Sen. Olsen to Introduce Substitute Amendment for Accountability in Wisconsin Schools Thursday
Update: Thursday’s vote in the Senate Education Committee has been cancelled.
Update 2: Governor Scott Walker said Wednesday that he will push for the passage of an accountability bill in 2014.
January 28, 2014
by Christian D’Andrea
MacIver Institute Education Policy Analyst
MPS officials met last Thursday to vote on a plan that would designate 25 of their 48 failing schools for intervention in an attempt to improve education within the district. These “Commitment” schools would have two options – either running under increased scrutiny and attention from the district in order to create better practices and more engaging coursework in the classroom, or partnering with a service provider to implement changes for students.
Neither MPS nor Superintendent Thornton have explicitly discussed the plan for the remaining 23 failing schools in the district.
Milwaukee’s approved plan appears to be an effort to jump the gun on a statewide initiative that has stalled over the past year. Wisconsin’s public schools have been long overdue for an accountability overhaul. That plan was set to go into effect after the state’s School Report Cards went into effect two years ago, but delays have kept legislators from tying any actual consequences to the 0-100 scorecards that every public school in Wisconsin now falls under.
Now, more than a year after Governor Scott Walker called for a viable accountability program for all schools in his 2013 State of the State address, stakeholders appear ready to push forward with a plan. Sen. Luther Olsen (R-Ripon) and Rep. Steve Kestell (R-Elkhart Lake) are primed to introduce a substitute amendment that will take data from the School Report Cards and apply consequences to schools that fail to either post strong grades or improve over time. Unlike MPS’s plan, schools that are designated as consistently low performing would face being shutdown and rebuilt as a charter school rather than deal with more interventions.
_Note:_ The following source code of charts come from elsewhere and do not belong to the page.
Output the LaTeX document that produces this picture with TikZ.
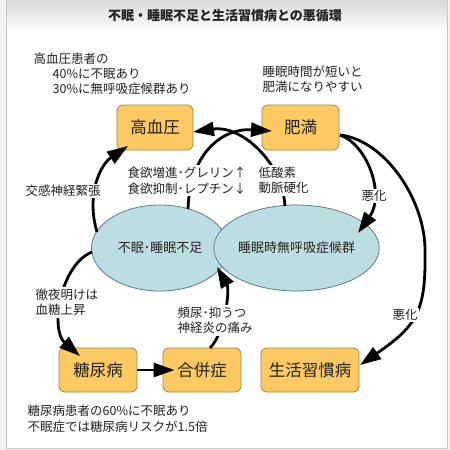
\documentclass[tikz,border=0pt]{standalone}
\usepackage{fontspec}
\setmainfont{Noto Sans CJK JP}
\usetikzlibrary{arrows.meta,shapes.geometric,calc}
\definecolor{boxfill}{HTML}{FCC963}
\definecolor{boxline}{HTML}{A88540}
\definecolor{ellfill}{HTML}{BCDEE2}
\definecolor{ellline}{HTML}{5F7A82}
\definecolor{txt}{HTML}{222222}
\begin{document}
\begin{tikzpicture}[x=1pt,y=-1pt,
  box/.style={draw=boxline, line width=0.8pt, fill=boxfill, rounded corners=6pt,
    minimum width=#1, minimum height=45pt, inner sep=0pt,
    font=\fontsize{16.5}{18}\selectfont, text=txt},
  ell/.style={ellipse, draw=ellline, line width=0.8pt, fill=ellfill,
    minimum width=137pt, minimum height=86pt, inner sep=0pt,
    font=\fontsize{13}{15}\selectfont, text=txt},
  lbl/.style={fill=white, inner sep=1.5pt, font=\fontsize{12.5}{15.5}\selectfont,
    text=txt, align=left},
  conn/.style={line width=2.8pt, -{Triangle[length=21pt,width=14pt]}},
]
\useasboundingbox (0,0) rectangle (450,450);
% background
\fill[gray!10] (0,0) rectangle (450,450);
\fill[white] (6,0) rectangle (447,448);
\shade[top color=gray!30, bottom color=white] (6,0) rectangle (447,32);
\draw[gray!45, line width=0.8pt] (6,0) -- (6,448) -- (447,448) -- (447,0);

\node[font=\bfseries\fontsize{13}{15}\selectfont, text=txt] (title) at (225,16) {不眠・睡眠不足と生活習慣病との悪循環};

% main nodes
\node[box=76pt] (ht) at (155,127.5) {高血圧};
\node[box=77pt] (hm) at (300.5,127.5) {肥満};
\node[ell] (ins) at (160,248) {不眠･睡眠不足};
\node[ell] (sas) at (296.5,248) {睡眠時無呼吸症候群};
\node[box=78pt, minimum height=44pt] (dm) at (98,370) {糖尿病};
\node[box=78pt, minimum height=44pt] (cp) at (202,370) {合併症};
\node[box=98pt, minimum height=44pt] (ls) at (310,370) {生活習慣病};

% connectors
\draw[conn] ($(ins)+(-63,-16)$) .. controls +(-11,-37) and +(-28,19) .. ($(ht)+(-27,18.5)$);
\draw[conn] ($(ins)+(28,-39)$) .. controls +(2,-59) and +(-47,-3) .. ($(hm)+(-28.5,3.5)$);
\draw[conn] ($(sas)+(-11.5,-42)$) .. controls +(-3,-46) and +(47,-7) .. ($(ht)+(38,4.5)$);
\draw[conn] ($(hm)+(39.5,7.5)$) .. controls +(28,10) and +(27,-38) .. ($(sas)+(61.5,-15)$);
\draw[conn] ($(hm)+(39.5,7.5)$) .. controls +(45,5) and +(0,-50) .. ($(sas)+(128.5,2)$)
   .. controls +(1,60) and +(58,-40) .. ($(ls)+(50,-5)$);
\draw[conn] ($(ins)+(-68,4)$) .. controls +(-32,13) and +(-30,-26) .. ($(dm)+(-18,-14)$);
\draw[conn] (dm.east) -- ($(cp.west)+(12,0)$);
\draw[conn] ($(cp)+(8,-22)$) .. controls +(15,-15) and +(13,23) .. ($(ins)+(57,19)$);

% labels
\node[lbl, anchor=west] (t1) at (32,59) {高血圧患者の};
\node[lbl, anchor=west] (t2) at (51,74) {40\%に不眠あり};
\node[lbl, anchor=west] (t3) at (51,89) {30\%に無呼吸症候群あり};
\node[lbl, anchor=west] (t4) at (261,79) {睡眠時間が短いと\\肥満になりやすい};
\node[lbl, anchor=west] (t5) at (24,191) {交感神経緊張};
\node[lbl, anchor=west] (t6) at (126,180.5) {食欲増進･グレリン↑\\食欲抑制･レプチン↓};
\node[lbl, anchor=west] (t7) at (257,180.5) {低酸素\\動脈硬化};
\node[lbl] (t8) at (374,196) {悪化};
\node[lbl, anchor=west] (t9) at (34,302.5) {徹夜明けは\\血糖上昇};
\node[lbl, anchor=west] (t10) at (176,320.5) {頻尿･抑うつ\\神経炎の痛み};
\node[lbl] (t11) at (405,315) {悪化};
\node[lbl, anchor=west] (t12) at (26,419) {糖尿病患者の60\%に不眠あり\\不眠症では糖尿病リスクが1.5倍};
\end{tikzpicture}
\end{document}
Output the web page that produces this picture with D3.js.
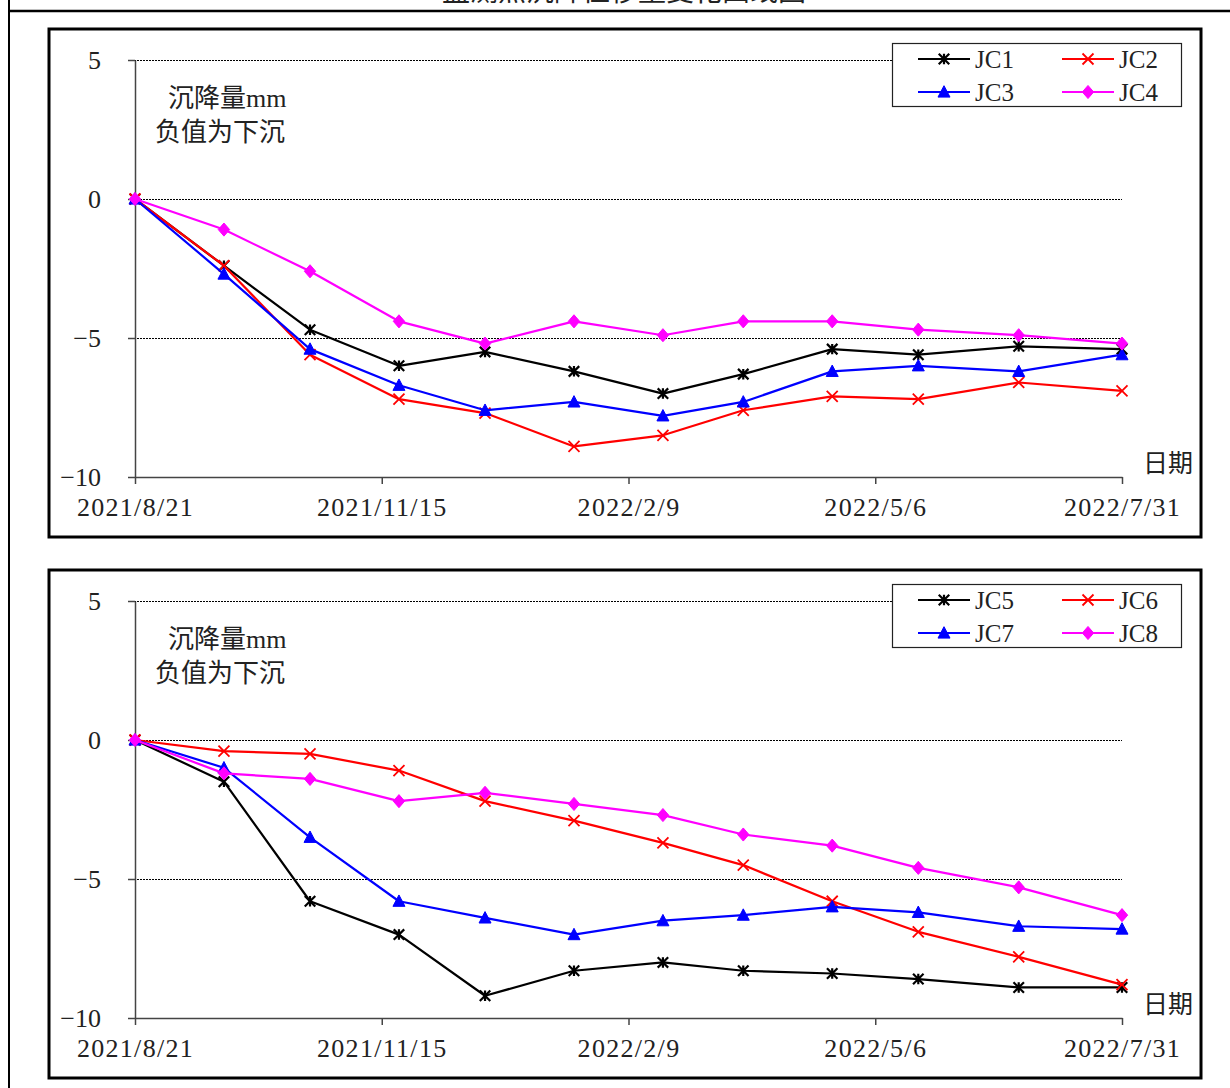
<!DOCTYPE html>
<html>
<head>
<meta charset="utf-8">
<script src="https://cdn.jsdelivr.net/npm/d3@7"></script>
<style>
  html, body { margin: 0; padding: 0; background: #fff; }
  svg { display: block; }
  text { font-family: "Liberation Serif", "Noto Sans CJK SC", serif; fill: #222; }
</style>
</head>
<body>
<svg id="chart" width="1230" height="1088"></svg>
<script>
// Survey dates (monthly readings)
const dates = ["2021-08-21", "2021-09-21", "2021-10-21", "2021-11-21", "2021-12-21", "2022-01-21",
               "2022-02-21", "2022-03-21", "2022-04-21", "2022-05-21", "2022-06-25", "2022-07-31"];
const tickDates = ["2021-08-21", "2021-11-15", "2022-02-09", "2022-05-06", "2022-07-31"];
const tickLabels = ["2021/8/21", "2021/11/15", "2022/2/9", "2022/5/6", "2022/7/31"];
const yTicks = [5, 0, -5, -10];

// Settlement (mm), negative = subsidence
const jc1 = [0, -2.4, -4.7, -6.0, -5.5, -6.2, -7.0, -6.3, -5.4, -5.6, -5.3, -5.4];
const jc2 = [0, -2.4, -5.6, -7.2, -7.7, -8.9, -8.5, -7.6, -7.1, -7.2, -6.6, -6.9];
const jc3 = [0, -2.7, -5.4, -6.7, -7.6, -7.3, -7.8, -7.3, -6.2, -6.0, -6.2, -5.6];
const jc4 = [0, -1.1, -2.6, -4.4, -5.2, -4.4, -4.9, -4.4, -4.4, -4.7, -4.9, -5.2];
const jc5 = [0, -1.5, -5.8, -7.0, -9.2, -8.3, -8.0, -8.3, -8.4, -8.6, -8.9, -8.9];
const jc6 = [0, -0.4, -0.5, -1.1, -2.2, -2.9, -3.7, -4.5, -5.8, -6.9, -7.8, -8.8];
const jc7 = [0, -1.0, -3.5, -5.8, -6.4, -7.0, -6.5, -6.3, -6.0, -6.2, -6.7, -6.8];
const jc8 = [0, -1.2, -1.4, -2.2, -1.9, -2.3, -2.7, -3.4, -3.8, -4.6, -5.3, -6.3];

const seriesNames1 = ["JC1", "JC2", "JC3", "JC4"];
const seriesNames2 = ["JC5", "JC6", "JC7", "JC8"];

const parse = d3.timeParse("%Y-%m-%d");
const svg = d3.select("#chart");

// Marker shapes
const asterisk = {
  draw(ctx, size) {
    const r = Math.sqrt(size) / 2;
    ctx.moveTo(0, -r); ctx.lineTo(0, r);
    ctx.moveTo(-r, -r); ctx.lineTo(r, r);
    ctx.moveTo(-r, r); ctx.lineTo(r, -r);
  }
};
const cross = {
  draw(ctx, size) {
    const r = Math.sqrt(size) / 2;
    ctx.moveTo(-r, -r); ctx.lineTo(r, r);
    ctx.moveTo(-r, r); ctx.lineTo(r, -r);
  }
};
const diamond = {
  draw(ctx, size) {
    const w = Math.sqrt(size) / 2, h = w * 1.15;
    ctx.moveTo(0, -h); ctx.lineTo(w, 0); ctx.lineTo(0, h); ctx.lineTo(-w, 0); ctx.closePath();
  }
};
const triangle = {
  draw(ctx, size) {
    const w = Math.sqrt(size) / 2;
    ctx.moveTo(0, -w * 1.05); ctx.lineTo(w, w * 0.85); ctx.lineTo(-w, w * 0.85); ctx.closePath();
  }
};

const styles = [
  { color: "#000000", type: asterisk, size: 110, fill: false, sw: 2.2 },
  { color: "#ff0000", type: cross, size: 121, fill: false, sw: 1.8 },
  { color: "#0000ff", type: triangle, size: 144, fill: true, sw: 1 },
  { color: "#ff00ff", type: diamond, size: 130, fill: true, sw: 1 }
];

// Outer frame of the sheet
svg.append("line").attr("x1", 9).attr("x2", 9).attr("y1", 0).attr("y2", 1088)
  .attr("stroke", "#000").attr("stroke-width", 2);
svg.append("line").attr("x1", 8).attr("x2", 1230).attr("y1", 11).attr("y2", 11)
  .attr("stroke", "#000").attr("stroke-width", 2.5);
svg.append("text").attr("x", 624).attr("y", 1).attr("text-anchor", "middle")
  .style("font-size", "28px").text("监测点沉降位移量变化曲线图");

function drawPanel(offsetY, names, seriesData) {
  const g = svg.append("g").attr("transform", `translate(0,${offsetY})`);

  g.append("rect").attr("x", 49).attr("y", 29).attr("width", 1152).attr("height", 508)
    .attr("fill", "#fff").attr("stroke", "#000").attr("stroke-width", 3);

  const x = d3.scaleTime()
    .domain([parse(tickDates[0]), parse(tickDates[tickDates.length - 1])])
    .range([135, 1122]);
  const y = d3.scaleLinear().domain([-10, 5]).range([477, 60]);

  // dotted gridlines
  g.append("g").selectAll("line").data(yTicks.filter(v => v > -10)).join("line")
    .attr("x1", 128).attr("x2", 1122)
    .attr("y1", d => y(d) + 0.5).attr("y2", d => y(d) + 0.5)
    .attr("stroke", "#000").attr("stroke-width", 1).attr("stroke-dasharray", "2,1")
    .attr("shape-rendering", "crispEdges");

  // axes
  const yAxis = d3.axisLeft(y).tickValues(yTicks).tickSize(7).tickSizeOuter(0).tickPadding(27)
    .tickFormat(d => d < 0 ? "\u2212" + Math.abs(d) : String(d));
  const ya = g.append("g").attr("transform", "translate(135,0)").call(yAxis);
  ya.selectAll("text").style("font-size", "26px").attr("fill", "#222");

  const xAxis = d3.axisBottom(x).tickValues(tickDates.map(parse)).tickSize(7).tickSizeOuter(0)
    .tickPadding(14).tickFormat((d, i) => tickLabels[i]);
  const xa = g.append("g").attr("transform", "translate(0,477)").call(xAxis);
  xa.selectAll("text").style("font-size", "26px").style("letter-spacing", "1.3px").attr("fill", "#222");

  [ya, xa].forEach(a => {
    a.selectAll("path, line").attr("stroke", "#444").attr("stroke-width", 1.5);
  });

  // axis captions
  g.append("text").attr("x", 168).attr("y", 107).style("font-size", "26px").text("沉降量mm");
  g.append("text").attr("x", 155).attr("y", 141).style("font-size", "26px").text("负值为下沉");
  g.append("text").attr("x", 1143).attr("y", 472).style("font-size", "25px").text("日期");

  const line = d3.line().x(d => x(d.date)).y(d => y(d.value));

  seriesData.forEach((vals, i) => {
    const st = styles[i];
    const pts = vals.map((v, j) => ({ date: parse(dates[j]), value: v }));
    g.append("path").datum(pts).attr("d", line)
      .attr("fill", "none").attr("stroke", st.color).attr("stroke-width", 2.2)
      .attr("stroke-linejoin", "round");
    g.append("g").selectAll("path").data(pts).join("path")
      .attr("transform", d => `translate(${x(d.date)},${y(d.value)})`)
      .attr("d", d3.symbol().type(st.type).size(st.size))
      .attr("fill", st.fill ? st.color : "none")
      .attr("stroke", st.color).attr("stroke-width", st.sw);
  });

  // legend
  const lg = g.append("g");
  lg.append("rect").attr("x", 892.5).attr("y", 43.5).attr("width", 289).attr("height", 63)
    .attr("fill", "#fff").attr("stroke", "#222").attr("stroke-width", 1.2);
  names.forEach((name, i) => {
    const st = styles[i];
    const col = i % 2, row = Math.floor(i / 2);
    const lx = 918 + col * 144, ly = 59 + row * 33;
    lg.append("line").attr("x1", lx).attr("x2", lx + 52).attr("y1", ly).attr("y2", ly)
      .attr("stroke", st.color).attr("stroke-width", 2.2);
    lg.append("path").attr("transform", `translate(${lx + 26},${ly})`)
      .attr("d", d3.symbol().type(st.type).size(st.size))
      .attr("fill", st.fill ? st.color : "none")
      .attr("stroke", st.color).attr("stroke-width", st.sw);
    lg.append("text").attr("x", lx + 57).attr("y", ly + 9).style("font-size", "25px").text(name);
  });
}

drawPanel(0, seriesNames1, [jc1, jc2, jc3, jc4]);
drawPanel(541, seriesNames2, [jc5, jc6, jc7, jc8]);
</script>
</body>
</html>
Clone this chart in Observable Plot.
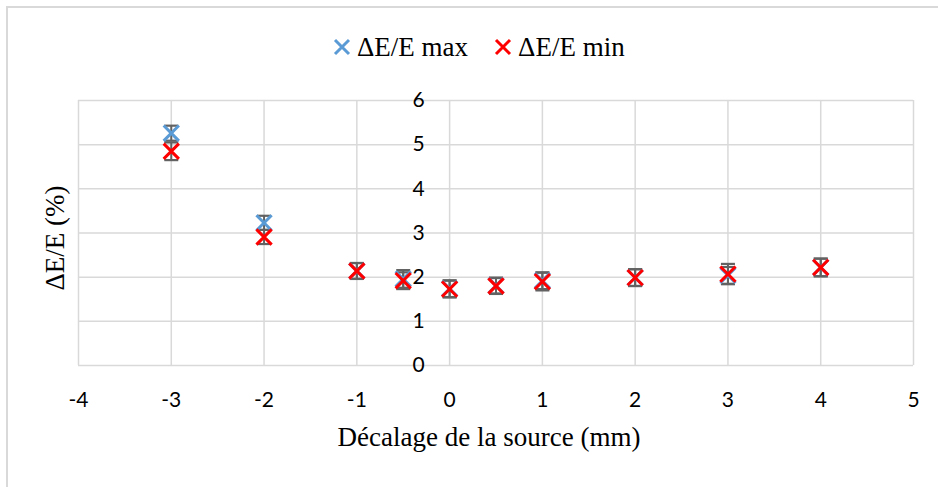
<!DOCTYPE html>
<html>
<head>
<meta charset="utf-8">
<script src="https://cdn.jsdelivr.net/npm/d3@7"></script>
<script src="https://cdn.jsdelivr.net/npm/@observablehq/plot@0.6"></script>
<style>
  html, body { margin: 0; padding: 0; background: #fff; }
  #wrap { position: relative; width: 938px; height: 487px; overflow: hidden; background: #fff; }
  #border { position: absolute; left: 6px; top: 6px; width: 1000px; height: 1000px;
            border-left: 2px solid #d9d9d9; border-top: 2px solid #d9d9d9; }
  #legend { position: absolute; left: 333px; top: 28px; height: 38px; display: flex; align-items: center;
            font-family: "Liberation Serif", "Times New Roman", serif; font-size: 27px; color: #000; }
  #legend .item { display: flex; align-items: center; margin-right: 26px; }
  #legend svg { margin-right: 6px; }
  #chart { position: absolute; left: 0; top: 80px; }
</style>
</head>
<body>
<div id="wrap">
  <div id="border"></div>
  <div id="legend"></div>
  <div id="chart"></div>
</div>
<script>
// ---- data ----
const offsets = [-3, -2, -1, -0.5, 0, 0.5, 1, 2, 3, 4];
const maxValues = [5.26, 3.23, 2.14, 1.96, 1.74, 1.81, 1.92, 1.99, 2.04, 2.22];
const maxErrors = [0.17, 0.16, 0.18, 0.20, 0.19, 0.18, 0.19, 0.19, 0.19, 0.20];
const minValues = [4.85, 2.91, 2.14, 1.92, 1.73, 1.80, 1.90, 1.99, 2.07, 2.22];
const minErrors = [0.20, 0.16, 0.18, 0.19, 0.19, 0.18, 0.20, 0.19, 0.23, 0.20];
const seriesNames = ["ΔE/E max", "ΔE/E min"];
const seriesColors = ["#5b9bd5", "#ff0000"];
const xTicks = [-4, -3, -2, -1, 0, 1, 2, 3, 4, 5];
const yTicks = [0, 1, 2, 3, 4, 5, 6];
const xTitle = "Décalage de la source (mm)";
const yTitle = "ΔE/E (%)";

// ---- table ----
const rows = [];
offsets.forEach((x, i) => {
  rows.push({x, y: maxValues[i], e: maxErrors[i], s: seriesNames[0]});
});
offsets.forEach((x, i) => {
  rows.push({x, y: minValues[i], e: minErrors[i], s: seriesNames[1]});
});
const caps = rows.flatMap(d => [{x: d.x, y: d.y - d.e}, {x: d.x, y: d.y + d.e}]);

// ---- legend ----
const legend = document.getElementById("legend");
seriesNames.forEach((name, i) => {
  const item = document.createElement("div");
  item.className = "item";
  item.innerHTML = `<svg width="18" height="18" viewBox="-9 -9 18 18"><path d="M-7,-7L7,7M-7,7L7,-7" stroke="${seriesColors[i]}" stroke-width="3" fill="none"/></svg><span>${name}</span>`;
  legend.appendChild(item);
});

const serif = '"Liberation Serif", "Times New Roman", serif';
const sans = 'Lato, "Open Sans", sans-serif';

// horizontal cap symbol for the error bars
const capSymbol = {
  draw(context, size) {
    const r = Math.sqrt(size / Math.PI);
    context.moveTo(-r, 0);
    context.lineTo(r, 0);
  }
};

const chart = Plot.plot({
  width: 938,
  height: 407,
  marginLeft: 78,
  marginRight: 25,
  marginTop: 20,
  marginBottom: 122,
  style: {background: "transparent"},
  x: {domain: [-4, 5], axis: null},
  y: {domain: [0, 6], axis: null},
  color: {domain: seriesNames, range: seriesColors},
  marks: [
    Plot.gridX(xTicks, {stroke: "#d9d9d9", strokeOpacity: 1, strokeWidth: 1.5}),
    Plot.gridY(yTicks, {stroke: "#d9d9d9", strokeOpacity: 1, strokeWidth: 1.5}),
    Plot.text(xTicks, {x: d => d, frameAnchor: "bottom", dy: 35, lineAnchor: "middle", textAnchor: "middle",
      text: d => String(d), fontFamily: sans, fontSize: 21, fill: "#000"}),
    Plot.text(yTicks, {x: 0, y: d => d, dx: -25, textAnchor: "end", lineAnchor: "middle",
      text: d => String(d), fontFamily: sans, fontSize: 21, fill: "#000"}),
    Plot.text([xTitle], {frameAnchor: "bottom", dy: 72, dx: -7, lineAnchor: "middle", textAnchor: "middle",
      text: d => d, fontFamily: serif, fontSize: 27, fill: "#000"}),
    Plot.text([yTitle], {frameAnchor: "left", dx: -23, dy: 5, rotate: -90, lineAnchor: "middle", textAnchor: "middle",
      text: d => d, fontFamily: serif, fontSize: 27, fill: "#000"}),
    Plot.ruleX(rows, {x: "x", y1: d => d.y - d.e, y2: d => d.y + d.e, stroke: "#626262", strokeWidth: 2}),
    Plot.dot(caps, {x: "x", y: "y", symbol: capSymbol, r: 7, stroke: "#626262", strokeWidth: 2.2, fill: "none"}),
    Plot.dot(rows, {x: "x", y: "y", symbol: "times", r: 7, stroke: "s", strokeWidth: 3})
  ]
});
document.getElementById("chart").appendChild(chart);
</script>
</body>
</html>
Policy makers on both sides have yet to release the full details of their accountability programs. However, based on what’s been leaked so far, we have a good idea of what these proposals will call for. While both MPS and the state want to target and fix the lowest-performing schools, the two entities have different plans for getting there.
Here’s how the three plans – Wisconsin’s proposed legislation, the plan that MPS approved on January 23rd, and Superintendent Gregory Thornton’s original proposal – stack up against each other.
While MPS’s plan focuses more on interventions and rehabilitation, the state program would shut down chronically failing schools. Evidence suggests that the state’s plan may be more prudent. Intervention programs in Milwaukee haven’t just been unsuccessful in Wisconsin’s largest school district – they have churned out few success stories across the country.
Under Kestell and Olsen’s discussed program, schools that fail to show improvement would be shut down after three straight years of failing grades or five years of “D” or “F” grades. The state plan would rebuild these schools under the authority of charter schools that have demonstrated significantly better student achievement with a similar group of Milwaukee students. That latter plan fits the narrative that many states have seen when it comes to turnaround programs – that these efforts are often unsuccessful.
Update: According to sources, the Department of Public Instruction will have the ability to save schools from shutdown if these schools are able to demonstrate high value-added student growth.
The MacIver Institute will continue to report on these proposals as updates happen. There is plenty of time for these plans to evolve as they inch closer to becoming law. That means there are still several details that will need to be hashed out, including any interventions that the state will hand down for a first-year failing grade, how charter authorizers will contract with shut-down public schools, and other issues that are sure to be brought up as the legislation earns a public hearing. The Senate Education Committee is set to take up this bill on Thursday at 10 am.